French peer and soldier

Charles III de Blanchefort-Créquy, sieur de Blanchefort, prince de Poix, duc de Créquy (24 March 1624 – 13 February 1687) was a French peer and soldier, who also served Louis XIV as diplomat and advisor.

==Life==
Charles III was the eldest of three sons born to Charles de Blanchefort (ca. 1598–1630), and Anne Grimoard du Roure (ca. 1601–1686). His youngest brother François de Créquy (1629–1687), became a Marshal of France; his other brother Alphonse (1628–1711) became the 6th duke of Lesdiguières in 1703 but was less successful than his siblings.

In 1653, he married Anne-Armande de Saint-Gelais (1637–1709) who later became chief Lady-in-waiting to Queen Maria Theresa. They had one daughter, Madeleine de Créquy (1655-1707), who married Charles-Belgique Hollande de La Trémoïlle,

==Career==
Charles served in the French army during the Franco-Spanish War (1635–1659); he was wounded at the Siege of Orbetello in July 1646 and promoted Lieutenant-general. He was rewarded by Anne of Austria and Cardinal Mazarin for his loyalty to Louis XIV during the 1648-1653 civil war known as the Fronde; He was made comte de Créquy and raised to the peerage of France in 1652. The latter half of his life was spent at court, where he held the office of first gentleman of the royal chamber, which had been bought for him by his grandfather.

In 1659 the comte de Créquy was sent to Spain with gifts for the infanta Maria Theresa of Spain, and on a similar errand to Bavaria in 1680 before the marriage of the dauphin. He was ambassador to Rome from 1662 to 1665, and to England in 1677; and became governor of Paris in 1675. He died in Paris on 13 February 1687. His only daughter, Madeleine, married Charles Belgique Hollande de La Trémoille (1655–1709).

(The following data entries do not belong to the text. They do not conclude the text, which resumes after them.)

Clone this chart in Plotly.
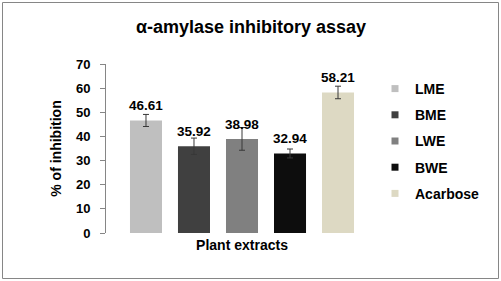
import plotly.graph_objects as go

series_names = ["LME", "BME", "LWE", "BWE", "Acarbose"]
values = [46.61, 35.92, 38.98, 32.94, 58.21]
errors = [2.5, 3.4, 4.7, 1.85, 2.6]
colors = ["#bfbfbf", "#404040", "#808080", "#0d0d0d", "#ddd9c3"]
category_label = "Plant extracts"
y_ticks = [0, 10, 20, 30, 40, 50, 60, 70]

FONT = "Liberation Sans, Arial, sans-serif"

fig = go.Figure()
positions = list(range(len(series_names)))
for i, (name, v, e, c) in enumerate(zip(series_names, values, errors, colors)):
    fig.add_trace(go.Bar(
        x=[positions[i]], y=[v], width=0.667, name=name,
        marker=dict(color=c, line=dict(width=0)),
        error_y=dict(type="data", array=[e], visible=True, color="#383838", thickness=1, width=3),
        showlegend=False, hoverinfo="skip",
    ))
    fig.add_trace(go.Scatter(
        x=[None], y=[None], mode="markers", name=f"<b>{name}</b>", legendgroup=name,
        marker=dict(symbol="square", size=7, color=c),
    ))
    fig.add_annotation(x=positions[i], y=v, text=f"<b>{v:.2f}</b>", showarrow=False,
                       yanchor="bottom", yshift=5, font=dict(family=FONT, size=13.5, color="black"))

L, R, T, B = 106, 123, 64, 48
W, H = 501, 281
pw, ph = W - L - R, H - T - B

fig.update_layout(
    width=W, height=H,
    margin=dict(l=L, r=R, t=T, b=B, pad=0, autoexpand=False),
    paper_bgcolor="white", plot_bgcolor="white",
    title=dict(text="<b>α-amylase inhibitory assay</b>", x=251 / W, xanchor="center",
               y=1 - 27 / H, yanchor="middle", font=dict(family=FONT, size=18, color="black")),
    showlegend=True,
    legend=dict(x=(375 - L) / pw, xanchor="left", y=1 - (73 - T) / ph, yanchor="top",
                font=dict(family=FONT, size=14, color="black"), tracegroupgap=5,
                bgcolor="rgba(0,0,0,0)", itemsizing="trace"),
    xaxis=dict(range=[-0.833, 4.833], tickvals=[2], ticktext=[f"<b>{category_label}</b>"],
               showline=False, showgrid=False, zeroline=False, ticks="",
               ticklabelstandoff=2,
               tickfont=dict(family=FONT, size=14, color="black")),
    yaxis=dict(range=[0, 70], tickvals=y_ticks, showline=True, linecolor="#868686", linewidth=1,
               ticks="outside", ticklen=5, tickcolor="#868686", showgrid=False, zeroline=False,
               ticklabelstandoff=7,
               tickfont=dict(family=FONT, size=13, color="black", weight="bold"),
               title=dict(text="<b>% of inhibition</b>", standoff=11,
                          font=dict(family=FONT, size=14, color="black"))),
    shapes=[dict(type="rect", xref="paper", yref="paper",
                 x0=(2.5 - L) / pw, x1=(498.5 - L) / pw,
                 y0=1 - (278.5 - T) / ph, y1=1 - (2.5 - T) / ph,
                 line=dict(color="#868686", width=1), fillcolor="rgba(0,0,0,0)", layer="below")],
)

fig.write_html("out.html")
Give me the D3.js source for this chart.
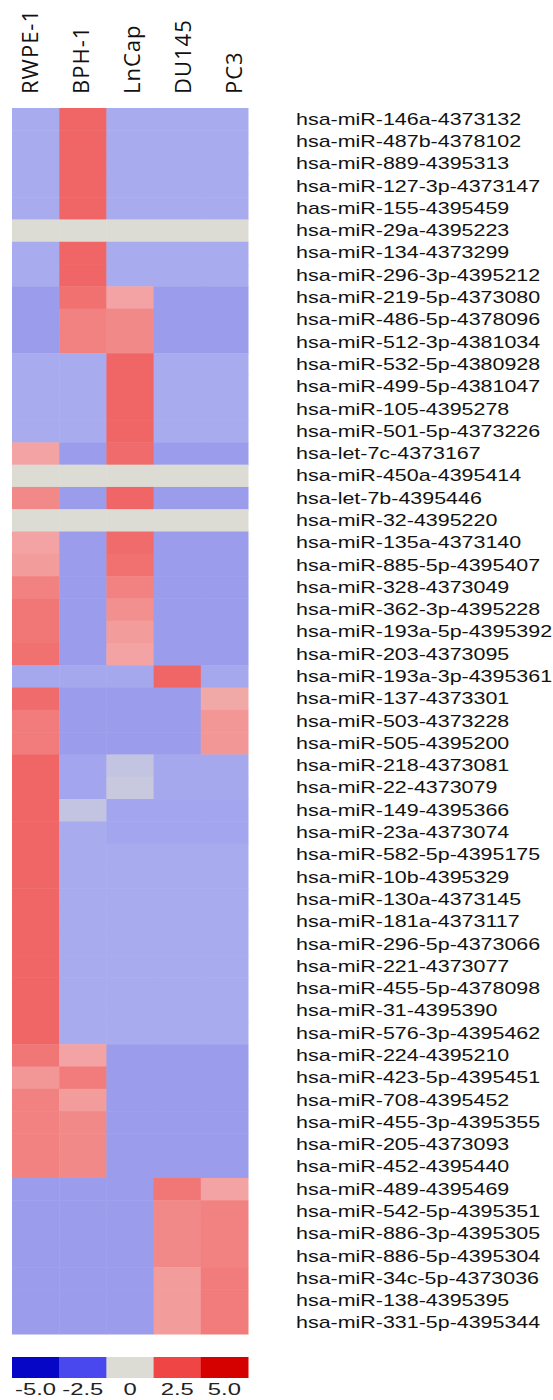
<!DOCTYPE html>
<html>
<head>
<meta charset="utf-8">
<script src="https://cdn.jsdelivr.net/npm/d3@7"></script>
<style>
  body { margin: 0; background: #fff; }
</style>
</head>
<body>
<div id="chart"></div>
<script>
// cell lines (columns) and miRNA assays (rows)
const cellLines = ["RWPE-1", "BPH-1", "LnCap", "DU145", "PC3"];

const mirnas = [
  "hsa-miR-146a-4373132", "hsa-miR-487b-4378102", "hsa-miR-889-4395313", "hsa-miR-127-3p-4373147",
  "has-miR-155-4395459", "hsa-miR-29a-4395223", "hsa-miR-134-4373299", "hsa-miR-296-3p-4395212",
  "hsa-miR-219-5p-4373080", "hsa-miR-486-5p-4378096", "hsa-miR-512-3p-4381034", "hsa-miR-532-5p-4380928",
  "hsa-miR-499-5p-4381047", "hsa-miR-105-4395278", "hsa-miR-501-5p-4373226", "hsa-let-7c-4373167",
  "hsa-miR-450a-4395414", "hsa-let-7b-4395446", "hsa-miR-32-4395220", "hsa-miR-135a-4373140",
  "hsa-miR-885-5p-4395407", "hsa-miR-328-4373049", "hsa-miR-362-3p-4395228", "hsa-miR-193a-5p-4395392",
  "hsa-miR-203-4373095", "hsa-miR-193a-3p-4395361", "hsa-miR-137-4373301", "hsa-miR-503-4373228",
  "hsa-miR-505-4395200", "hsa-miR-218-4373081", "hsa-miR-22-4373079", "hsa-miR-149-4395366",
  "hsa-miR-23a-4373074", "hsa-miR-582-5p-4395175", "hsa-miR-10b-4395329", "hsa-miR-130a-4373145",
  "hsa-miR-181a-4373117", "hsa-miR-296-5p-4373066", "hsa-miR-221-4373077", "hsa-miR-455-5p-4378098",
  "hsa-miR-31-4395390", "hsa-miR-576-3p-4395462", "hsa-miR-224-4395210", "hsa-miR-423-5p-4395451",
  "hsa-miR-708-4395452", "hsa-miR-455-3p-4395355", "hsa-miR-205-4373093", "hsa-miR-452-4395440",
  "hsa-miR-489-4395469", "hsa-miR-542-5p-4395351", "hsa-miR-886-3p-4395305", "hsa-miR-886-5p-4395304",
  "hsa-miR-34c-5p-4373036", "hsa-miR-138-4395395", "hsa-miR-331-5p-4395344"
];

// expression values per cell line, one per miRNA
const rwpe1 = [
  -1, -1, -1, -1, -1, 0, -1, -1, -1.5, -1.5, -1.5, -1, -1, -1, -1, 1.0, 0, 1.4, 0, 1.0,
  1.1, 1.5, 1.7, 1.7, 1.8, -1.1, 1.9, 1.6, 1.6, 2, 2, 2, 2, 2, 2, 2, 2, 2, 2, 2,
  2, 2, 1.7, 1.2, 1.5, 1.5, 1.5, 1.5, -1.5, -1.5, -1.5, -1.5, -1.5, -1.5, -1.5
];
const bph1 = [
  2, 2, 2, 2, 2, 0, 2, 2, 1.8, 1.5, 1.5, -1, -1, -1, -1, -1.5, 0, -1.5, 0, -1.5,
  -1.5, -1.5, -1.5, -1.5, -1.5, -1.1, -1.5, -1.5, -1.5, -1.2, -1.2, -0.5, -1.0, -1, -1, -1, -1, -1, -1, -1,
  -1, -1, 1.0, 1.6, 1.1, 1.4, 1.4, 1.4, -1.5, -1.5, -1.5, -1.5, -1.5, -1.5, -1.5
];
const lncap = [
  -1, -1, -1, -1, -1, 0, -1, -1, 1.0, 1.4, 1.4, 2, 2, 2, 2, 1.9, 0, 2, 0, 1.9,
  1.8, 1.5, 1.3, 1.1, 1.0, -1.1, -1.5, -1.5, -1.5, -0.5, -0.4, -1.2, -1.2, -1, -1, -1, -1, -1, -1, -1,
  -1, -1, -1.5, -1.5, -1.5, -1.5, -1.5, -1.5, -1.5, -1.5, -1.5, -1.5, -1.5, -1.5, -1.5
];
const du145 = [
  -1, -1, -1, -1, -1, 0, -1, -1, -1.5, -1.5, -1.5, -1, -1, -1, -1, -1.5, 0, -1.5, 0, -1.5,
  -1.5, -1.5, -1.5, -1.5, -1.5, 2, -1.5, -1.5, -1.5, -1.1, -1.1, -1.2, -1.2, -1, -1, -1, -1, -1, -1, -1,
  -1, -1, -1.5, -1.5, -1.5, -1.5, -1.5, -1.5, 1.7, 1.4, 1.4, 1.4, 1.1, 1.1, 1.1
];
const pc3 = [
  -1, -1, -1, -1, -1, 0, -1, -1, -1.5, -1.5, -1.5, -1, -1, -1, -1, -1.5, 0, -1.5, 0, -1.5,
  -1.5, -1.5, -1.5, -1.5, -1.5, -1.1, 0.9, 1.2, 1.2, -1.1, -1.1, -1.2, -1.2, -1, -1, -1, -1, -1, -1, -1,
  -1, -1, -1.5, -1.5, -1.5, -1.5, -1.5, -1.5, 1.0, 1.5, 1.5, 1.5, 1.6, 1.6, 1.6
];

// colour key
const legendValues = [-5.0, -2.5, 0, 2.5, 5.0];
const legendLabels = ["-5.0", "-2.5", "0", "2.5", "5.0"];

const series = [rwpe1, bph1, lncap, du145, pc3];

const W = 553, H = 1400;
const hm = { left: 12, top: 108, width: 236, height: 1226 };

const svg = d3.select("#chart").append("svg")
  .attr("width", W)
  .attr("height", H)
  .style("font-family", "'Liberation Sans', Arial, sans-serif");

const x = d3.scaleBand().domain(cellLines).range([hm.left, hm.left + hm.width]);
const y = d3.scaleBand().domain(mirnas).range([hm.top, hm.top + hm.height]);

// column headers sit a bit wider apart than the columns themselves
const xHead = d3.scalePoint().domain(cellLines).range([30.5, 234.5]);

const color = d3.scaleLinear()
  .domain([-5, -2.5, -1.5, -1, 0, 1, 1.5, 2, 2.5, 5])
  .range(["#0606c6", "#4848ee", "#9b9dec", "#a9abef", "#dddcd4",
          "#f3a3a3", "#f28282", "#f06666", "#f04545", "#d50000"])
  .clamp(true);

// flatten into cells
const cells = [];
mirnas.forEach((m, i) => {
  cellLines.forEach((c, j) => {
    cells.push({ mirna: m, line: c, value: series[j][i] });
  });
});

svg.append("g")
  .selectAll("rect")
  .data(cells)
  .join("rect")
  .attr("x", d => x(d.line))
  .attr("y", d => y(d.mirna))
  .attr("width", x.bandwidth() + 0.5)
  .attr("height", y.bandwidth() + 0.5)
  .attr("fill", d => color(d.value));

// column headers, rotated
svg.append("g")
  .selectAll("text")
  .data(cellLines)
  .join("text")
  .attr("transform", d => `translate(${xHead(d)}, 94) rotate(-90)`)
  .attr("dy", "0.35em")
  .attr("text-anchor", "start")
  .style("font-family", "'Open Sans', sans-serif")
  .style("font-size", "22px")
  .style("letter-spacing", "1px")
  .attr("fill", "#111")
  .text(d => d);

// row labels (the source text is stretched wide)
svg.append("g")
  .selectAll("text")
  .data(mirnas)
  .join("text")
  .attr("transform", d => `translate(296, ${y(d) + y.bandwidth() / 2}) scale(1.34, 1)`)
  .attr("dy", "0.35em")
  .style("font-size", "16px")
  .attr("fill", "#111")
  .text(d => d);

// legend
const lg = { top: 1357, height: 21 };
const xLeg = d3.scaleBand().domain(legendValues).range([hm.left, hm.left + hm.width]);

svg.append("g")
  .selectAll("rect")
  .data(legendValues)
  .join("rect")
  .attr("x", d => xLeg(d))
  .attr("y", lg.top)
  .attr("width", xLeg.bandwidth() + 0.5)
  .attr("height", lg.height)
  .attr("fill", d => color(d));

svg.append("g")
  .selectAll("text")
  .data(legendValues)
  .join("text")
  .attr("transform", d => `translate(${xLeg(d) + xLeg.bandwidth() / 2}, 1395) scale(1.4, 1)`)
  .attr("text-anchor", "middle")
  .style("font-size", "17px")
  .attr("fill", "#222")
  .text((d, i) => legendLabels[i]);
</script>
</body>
</html>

While the comte de Créquy was ambassador to Rome in 1662 he was insulted by the pro-Austrian pope Alexander VII in the Corsican Guard Affair. Alexander's Corsican Guard pulled down Charles' house, wounding his wife's servants and valets and killing one of Charles' pages. Louis XIV demanded that the governor of Rome, Alexander's nephew, come to apologise in person for this insult and that a pyramid be built in Rome in memory of the repairs.